* **THE REQUEST**
Copy out the listing that follows, exactly, without its pictures.

* **AVAILABLE DATA**
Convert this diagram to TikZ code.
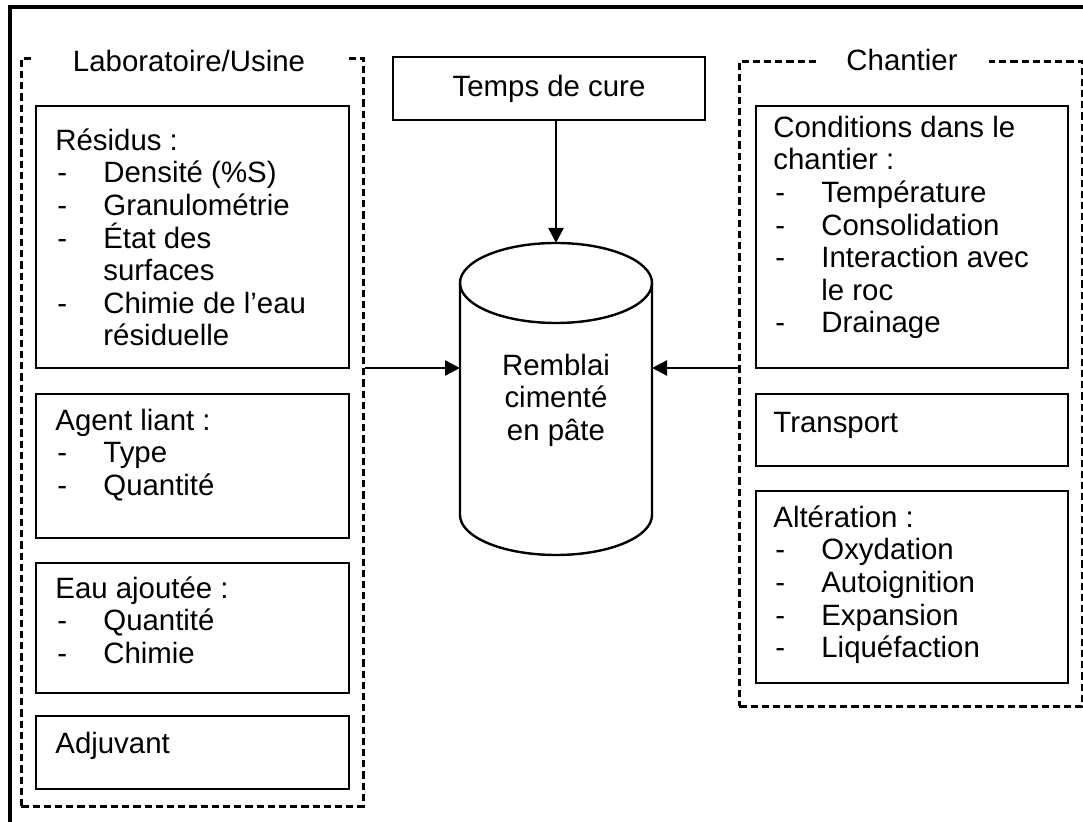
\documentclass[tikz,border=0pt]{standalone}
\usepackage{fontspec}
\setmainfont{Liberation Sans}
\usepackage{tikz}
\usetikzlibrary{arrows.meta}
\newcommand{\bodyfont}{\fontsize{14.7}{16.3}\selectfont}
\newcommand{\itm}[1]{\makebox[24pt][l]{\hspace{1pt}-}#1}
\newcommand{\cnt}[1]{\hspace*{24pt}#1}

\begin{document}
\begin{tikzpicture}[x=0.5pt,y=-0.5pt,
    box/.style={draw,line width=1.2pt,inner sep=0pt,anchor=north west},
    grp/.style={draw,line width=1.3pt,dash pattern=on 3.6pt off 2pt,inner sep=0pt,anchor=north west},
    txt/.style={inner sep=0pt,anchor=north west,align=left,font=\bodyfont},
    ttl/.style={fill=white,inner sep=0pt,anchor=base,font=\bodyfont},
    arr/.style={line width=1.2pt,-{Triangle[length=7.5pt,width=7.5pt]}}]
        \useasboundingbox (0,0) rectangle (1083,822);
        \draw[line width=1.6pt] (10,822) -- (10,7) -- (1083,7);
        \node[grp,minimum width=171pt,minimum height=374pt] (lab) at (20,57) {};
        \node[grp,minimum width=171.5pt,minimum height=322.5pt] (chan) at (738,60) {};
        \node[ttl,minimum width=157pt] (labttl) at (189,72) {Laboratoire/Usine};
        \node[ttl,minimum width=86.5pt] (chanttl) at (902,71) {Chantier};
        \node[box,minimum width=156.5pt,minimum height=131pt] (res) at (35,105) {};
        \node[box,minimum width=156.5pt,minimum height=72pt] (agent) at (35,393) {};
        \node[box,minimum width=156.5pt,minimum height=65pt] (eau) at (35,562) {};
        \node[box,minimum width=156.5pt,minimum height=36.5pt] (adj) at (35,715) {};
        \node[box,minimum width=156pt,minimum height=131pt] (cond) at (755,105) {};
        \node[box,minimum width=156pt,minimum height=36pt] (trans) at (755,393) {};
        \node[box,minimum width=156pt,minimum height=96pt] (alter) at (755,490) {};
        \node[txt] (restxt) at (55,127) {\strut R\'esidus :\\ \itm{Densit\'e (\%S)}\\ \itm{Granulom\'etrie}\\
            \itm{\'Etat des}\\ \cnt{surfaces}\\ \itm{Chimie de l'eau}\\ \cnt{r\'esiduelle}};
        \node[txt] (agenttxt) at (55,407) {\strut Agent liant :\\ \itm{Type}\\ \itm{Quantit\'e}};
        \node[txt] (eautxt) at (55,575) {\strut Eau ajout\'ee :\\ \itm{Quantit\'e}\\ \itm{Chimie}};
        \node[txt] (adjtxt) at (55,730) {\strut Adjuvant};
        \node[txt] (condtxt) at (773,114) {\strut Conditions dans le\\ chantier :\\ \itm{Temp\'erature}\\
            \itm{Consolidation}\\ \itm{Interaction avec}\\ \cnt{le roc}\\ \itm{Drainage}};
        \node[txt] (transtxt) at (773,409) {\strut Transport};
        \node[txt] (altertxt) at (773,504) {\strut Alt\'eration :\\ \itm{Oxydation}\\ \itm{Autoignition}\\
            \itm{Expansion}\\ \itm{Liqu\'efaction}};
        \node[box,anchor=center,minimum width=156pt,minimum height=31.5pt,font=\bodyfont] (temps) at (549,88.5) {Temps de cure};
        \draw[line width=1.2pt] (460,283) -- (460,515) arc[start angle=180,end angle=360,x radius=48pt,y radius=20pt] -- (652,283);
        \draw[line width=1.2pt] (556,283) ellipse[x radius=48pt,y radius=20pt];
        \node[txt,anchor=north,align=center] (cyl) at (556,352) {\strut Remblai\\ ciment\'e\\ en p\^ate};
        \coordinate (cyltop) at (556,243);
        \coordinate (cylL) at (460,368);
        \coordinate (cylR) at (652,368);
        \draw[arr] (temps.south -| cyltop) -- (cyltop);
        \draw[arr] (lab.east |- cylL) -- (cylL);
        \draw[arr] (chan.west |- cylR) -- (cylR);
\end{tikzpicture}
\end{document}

* **FINISHED ANSWER**
Convert this diagram to TikZ code.
\documentclass[tikz,border=0pt]{standalone}
\usepackage{fontspec}
\setmainfont{Liberation Sans}
\usepackage{tikz}
\usetikzlibrary{arrows.meta}
\newcommand{\bodyfont}{\fontsize{14.7}{16.3}\selectfont}
\newcommand{\itm}[1]{\makebox[24pt][l]{\hspace{1pt}-}#1}
\newcommand{\cnt}[1]{\hspace*{24pt}#1}

\begin{document}
\begin{tikzpicture}[x=0.5pt,y=-0.5pt,
    box/.style={draw,line width=1.2pt,inner sep=0pt,anchor=north west},
    grp/.style={draw,line width=1.3pt,dash pattern=on 3.6pt off 2pt,inner sep=0pt,anchor=north west},
    txt/.style={inner sep=0pt,anchor=north west,align=left,font=\bodyfont},
    ttl/.style={fill=white,inner sep=0pt,anchor=base,font=\bodyfont},
    arr/.style={line width=1.2pt,-{Triangle[length=7.5pt,width=7.5pt]}}]
        \useasboundingbox (0,0) rectangle (1083,822);
        \draw[line width=1.6pt] (10,822) -- (10,7) -- (1083,7);
        \node[grp,minimum width=171pt,minimum height=374pt] (lab) at (20,57) {};
        \node[grp,minimum width=171.5pt,minimum height=322.5pt] (chan) at (738,60) {};
        \node[ttl,minimum width=157pt] (labttl) at (189,72) {Laboratoire/Usine};
        \node[ttl,minimum width=86.5pt] (chanttl) at (902,71) {Chantier};
        \node[box,minimum width=156.5pt,minimum height=131pt] (res) at (35,105) {};
        \node[box,minimum width=156.5pt,minimum height=72pt] (agent) at (35,393) {};
        \node[box,minimum width=156.5pt,minimum height=65pt] (eau) at (35,562) {};
        \node[box,minimum width=156.5pt,minimum height=36.5pt] (adj) at (35,715) {};
        \node[box,minimum width=156pt,minimum height=131pt] (cond) at (755,105) {};
        \node[box,minimum width=156pt,minimum height=36pt] (trans) at (755,393) {};
        \node[box,minimum width=156pt,minimum height=96pt] (alter) at (755,490) {};
        \node[txt] (restxt) at (55,127) {\strut R\'esidus :\\ \itm{Densit\'e (\%S)}\\ \itm{Granulom\'etrie}\\
            \itm{\'Etat des}\\ \cnt{surfaces}\\ \itm{Chimie de l'eau}\\ \cnt{r\'esiduelle}};
        \node[txt] (agenttxt) at (55,407) {\strut Agent liant :\\ \itm{Type}\\ \itm{Quantit\'e}};
        \node[txt] (eautxt) at (55,575) {\strut Eau ajout\'ee :\\ \itm{Quantit\'e}\\ \itm{Chimie}};
        \node[txt] (adjtxt) at (55,730) {\strut Adjuvant};
        \node[txt] (condtxt) at (773,114) {\strut Conditions dans le\\ chantier :\\ \itm{Temp\'erature}\\
            \itm{Consolidation}\\ \itm{Interaction avec}\\ \cnt{le roc}\\ \itm{Drainage}};
        \node[txt] (transtxt) at (773,409) {\strut Transport};
        \node[txt] (altertxt) at (773,504) {\strut Alt\'eration :\\ \itm{Oxydation}\\ \itm{Autoignition}\\
            \itm{Expansion}\\ \itm{Liqu\'efaction}};
        \node[box,anchor=center,minimum width=156pt,minimum height=31.5pt,font=\bodyfont] (temps) at (549,88.5) {Temps de cure};
        \draw[line width=1.2pt] (460,283) -- (460,515) arc[start angle=180,end angle=360,x radius=48pt,y radius=20pt] -- (652,283);
        \draw[line width=1.2pt] (556,283) ellipse[x radius=48pt,y radius=20pt];
        \node[txt,anchor=north,align=center] (cyl) at (556,352) {\strut Remblai\\ ciment\'e\\ en p\^ate};
        \coordinate (cyltop) at (556,243);
        \coordinate (cylL) at (460,368);
        \coordinate (cylR) at (652,368);
        \draw[arr] (temps.south -| cyltop) -- (cyltop);
        \draw[arr] (lab.east |- cylL) -- (cylL);
        \draw[arr] (chan.west |- cylR) -- (cylR);
\end{tikzpicture}
\end{document}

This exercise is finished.